Singh, Howell headline field at Avantha Masters in India

Jeev Milkha Singh

Avantha Masters

Feb. 17-20

Course: DLF Golf & Country Club (7,156 yards, par 72), New Delhi.

Purse: $2.43 million. Winner's share: $405,400.

Last year: Australia's Andrew Dodt won the inaugural event for his first European Tour title. England's Richard Finch was second, a stroke back.

FIVE TO WATCH

Jeev Milkha Singh: The biggest Indian star in the field, he will attract a lot of support and attention.

David Howell: The Englishman has shown something of a return to the form with a top-5 finish in Qatar. Hopefully that signals the start of better times for a player who is better than his 250th ranking.

Gaganjeet Bhullar: The 22-year-old has won his past three events, including the European Challenge Tour’s Gujarat Kensville Challenge, and many feel he is the man to beat this week.

Oliver Fisher: The Englishman is struggling. He has only made one of five cuts this year. He missed the last two rounds in Dubai and spent the weekend working hard with coach Pete Cowen. It will be interesting to see if the work pays off.

Raphael Jacquelin: Top-20 finish in Dubai should have perhaps been better if not for some poor bogeys. Could very well be in contention for the title.

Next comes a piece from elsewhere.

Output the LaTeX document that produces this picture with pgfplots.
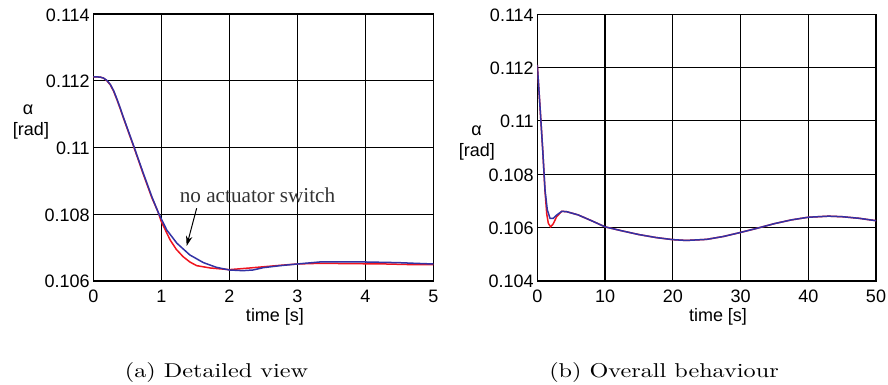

After four big events on the European Tour’s desert swing, life gets back to a more leisurely pace with the €1.8 million Avantha Masters at the DLF Golf & Country Club in New Delhi, the fourth European Tour event to be held in India.

The desert swing treated fans to a host of big names, with Lee Westwood, Martin Kaymer and Tiger Woods, the world’s top three players, turning up in Dubai. No big stars in India, however, with Thailand’s Thongchai Jaidee the only player from the world’s top 100 in the field. Jaidee is currently ranked 68th in the world.

Jaidee, one of Asia’s most consistent performers on the world stage in recent years, went winless in 2010 after two European victories. So the talented Thai golfer is due back in the winner’s circle.

India’s Gaganjeet Bhullar might not be a household name outside his homeland, but the 22-year-old is looking to make a big reputation this week. Bhullar, ranked 169th in the world, has won his past three tournaments, including the Gujarat Kensville Challenge, the first event on this year’s European Challenge Tour, and the first Challenge Tour event to be staged in India.

“I’m having a dream run this year, winning three weeks in a row,” Bhullar said. “I could not have asked for a better start to my season. I’m really feeling positive about my game right now, so let’s see what happens this week.”

Bhullar will vie with compatriot Jeev Milkha Singh for attention this week. Singh is the biggest Indian star in the field. He arrives in his homeland after making three straight cuts in the desert swing. The 40-year-old has not won since the 2008 Austrian Open and would like nothing better than to win on his homeland.

David Howell might just be the best bet to take the title. The Englishman has plumbed the depths of the world ranking in recent years. From a career high of ninth at the peak of his powers, he now languishes in 250th. However, a fifth-place finish in Qatar signalled that a return to form might not be far away. His winless streak is even longer than Singh’s. Howell hasn’t won since the 2006 BMW Championship.

Australia’s Andrew Dodt won last year’s Avantha Masters with a score of 14 under par. He is back to defend his title over the Arnold Palmer-designed par-72, 7,156-yard layout, where water comes into play on quite a few holes, notably the Nos. 1, 2, 9, 11, 16, 17 and 18.